Former greats Alexander Maltsev and Valery Vasiliev were two players seemingly thriving under capitalism. However, as you will discover in Mix neither was prepared to reveal much about the source of their income. Others like Alexander Yakushev and Boris Mikhailov, two of the biggest names on the Soviet team, also enjoy comfortable but modest, middle-class lives. But both were looking for work when I caught up with them.
During my time in Russia I heard stories filled with tragedy and despair, hope and wonder. Many of the players appeared to be at peace with their destiny. Sure, they would love to have more money, they told me, but had lived so long without it they didn't notice it was missing anymore.

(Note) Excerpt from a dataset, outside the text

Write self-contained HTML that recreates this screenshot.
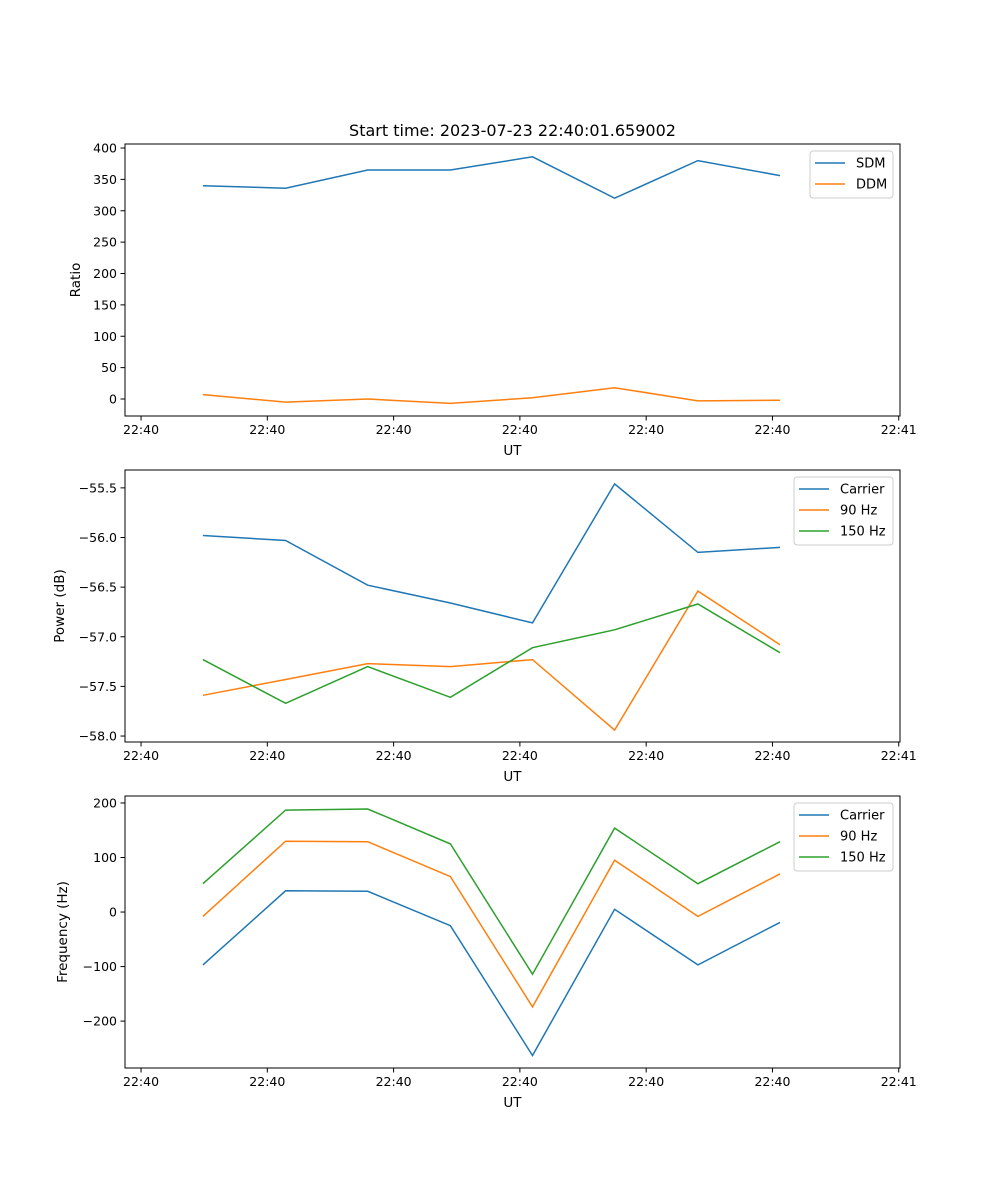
<!DOCTYPE html>
<html><head><meta charset="utf-8"><style>
body{margin:0;background:#fff}
svg{display:block;font-family:"DejaVu Sans","Liberation Sans",sans-serif}
</style></head><body>
<svg id="fig" width="1000" height="1200">
<text x="512.5" y="136" font-size="16" text-anchor="middle">Start time: 2023-07-23 22:40:01.659002</text>
</svg>
<script>
const times = [4.9, 11.45, 17.95, 24.5, 31.0, 37.5, 44.1, 50.6];
const xTickVals = [0, 10, 20, 30, 40, 50, 60];
const xTickLabels = ["22:40","22:40","22:40","22:40","22:40","22:40","22:41"];
const sdm = [340, 336, 365, 365, 386, 320, 380, 356];
const ddm = [7, -5, 0, -7, 2, 18, -3, -2];
const powCarrier = [-55.98, -56.03, -56.48, -56.66, -56.86, -55.46, -56.15, -56.10];
const pow90 = [-57.59, -57.43, -57.27, -57.30, -57.23, -57.94, -56.54, -57.08];
const pow150 = [-57.23, -57.67, -57.30, -57.61, -57.11, -56.93, -56.67, -57.16];
const freqCarrier = [-97, 39, 38, -25, -263, 5, -97, -19];
const freq90 = [-8, 130, 129, 65, -174, 95, -8, 70];
const freq150 = [52, 187, 189, 125, -114, 154, 52, 129];
const ratioTicks = [0, 50, 100, 150, 200, 250, 300, 350, 400];
const powerTicks = [-58.0, -57.5, -57.0, -56.5, -56.0, -55.5];
const freqTicks = [-200, -100, 0, 100, 200];

const NS = "http://www.w3.org/2000/svg";
const svg = document.getElementById('fig');
const C = ["#1f77b4", "#ff7f0e", "#2ca02c"];
function el(tag, attrs, parent) {
  const e = document.createElementNS(NS, tag);
  for (const k in attrs) e.setAttribute(k, attrs[k]);
  (parent || svg).appendChild(e);
  return e;
}
const L = 125, R = 900, xmin = -1.27, xmax = 60.1;
const xs = v => L + (v - xmin) / (xmax - xmin) * (R - L);

function panel(name, top, bottom, ymin, ymax, yTicks, fmt, ylabel, series, labels, legend) {
  const g = el('g', {});
  
  
  const ys = v => bottom - (v - ymin) / (ymax - ymin) * (bottom - top);
  series.forEach((s, i) => {
    const p = el('polyline', {points: s.map((v, j) => xs(times[j]).toFixed(1) + ',' + ys(v).toFixed(1)).join(' '), fill: 'none', stroke: C[i], 'stroke-width': 1.5}, g);
    
    
  });
  const frame = el('rect', {x: L, y: top, width: R - L, height: bottom - top, fill: 'none', stroke: '#000', 'stroke-width': 1}, g);
  
  
  xTickVals.forEach((v, i) => {
    const x = xs(v);
    el('line', {x1: x, x2: x, y1: bottom, y2: bottom + 4.5, stroke: '#000'}, g);
    const t = el('text', {x: x, y: bottom + 18, 'font-size': 12.5, 'text-anchor': 'middle'}, g);
    t.textContent = xTickLabels[i];
    
    
  });
  yTicks.forEach(v => {
    const y = ys(v);
    el('line', {x1: L - 4.5, x2: L, y1: y, y2: y, stroke: '#000'}, g);
    const t = el('text', {x: L - 8, y: y + 4.5, 'font-size': 12.5, 'text-anchor': 'end'}, g);
    t.textContent = fmt(v);
    
    
  });
  const xl = el('text', {x: (L + R) / 2, y: bottom + 39, 'font-size': 13.5, 'text-anchor': 'middle'}, g);
  xl.textContent = 'UT';
  
  
  const yl = el('text', {x: 0, y: 0, 'font-size': 13.5, 'text-anchor': 'middle', transform: `translate(${legend.ylx},${(top + bottom) / 2}) rotate(-90)`}, g);
  yl.textContent = ylabel;
  
  
  const lg = el('g', {}, g);
  
  
  el('rect', {x: legend.x, y: top + 7, width: 893 - legend.x, height: labels.length * 21 + 5, rx: 3, fill: '#fff', 'fill-opacity': 0.8, stroke: '#ccc'}, lg);
  labels.forEach((lab, i) => {
    const y = top + 19 + i * 21;
    el('line', {x1: legend.x + 5, x2: legend.x + 35, y1: y, y2: y, stroke: C[i], 'stroke-width': 1.5}, lg);
    const t = el('text', {x: legend.x + 46, y: y + 4.5, 'font-size': 13}, lg);
    t.textContent = lab;
    
    
  });
}
panel('ratio', 144, 416, -27.1, 406.4, ratioTicks, v => String(v), 'Ratio', [sdm, ddm], ['SDM', 'DDM'], {x: 810, ylx: 80});
panel('power', 470, 742, -58.06, -55.32, powerTicks, v => v.toFixed(1).replace('-', '\u2212'), 'Power (dB)', [powCarrier, pow90, pow150], ['Carrier', '90 Hz', '150 Hz'], {x: 794, ylx: 64});
panel('frequency', 796, 1068, -286, 212.8, freqTicks, v => String(v).replace('-', '\u2212'), 'Frequency (Hz)', [freqCarrier, freq90, freq150], ['Carrier', '90 Hz', '150 Hz'], {x: 794, ylx: 67});
</script>
</body></html>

Others were even more philosophical.
"There are many people worse off than me," said Alexander Gusev, one of the more destitute members of the team. "I can make due with what I have. I have a beautiful wife and beautiful children. God has given me so much already it is difficult to ask for more."
Yuri Blinov and his wife took in the young child of a single mother who died four years ago. The boy is now almost five. The three of them live in a one-room apartment that is far too small but Blinov prefers not to dwell on his circumstances.
"We are trying to get a bigger apartment," he told me one afternoon. "But if it doesn't happen we will live where we live and be happy. Russians are strong people. We learn to survive. For many generations we have learned to survive hardship and for my generation it is no different.
"Money is not the biggest thing in my life. The most important thing for me is that people respect me."
Still, a bitterness lingers. Most of the veterans feel their contributions to the sporting history of this country have been forgotten; that the Olympic gold medals and world hockey championships they helped win mean nothing. And when it comes to the Summit Series, most of the players feel it is only Canadians who care any longer.
In this regard, Evgeny Mishakov speaks for many.
"We opened the world's eyes to the wonder of Soviet hockey," Mishakov said at his home one day. "We paved the way for Russian players to go play in the NHL. That series did this. Before that no one knew how good we were. But it means nothing now, nothing at all to the government here or the people here or to the Russian players who have gone to the NHL."
Mishakov took a long drag on his cigarette.
"The Canadians won in 1972," he said. "And the Canadians are still winning today. That is the story of the series."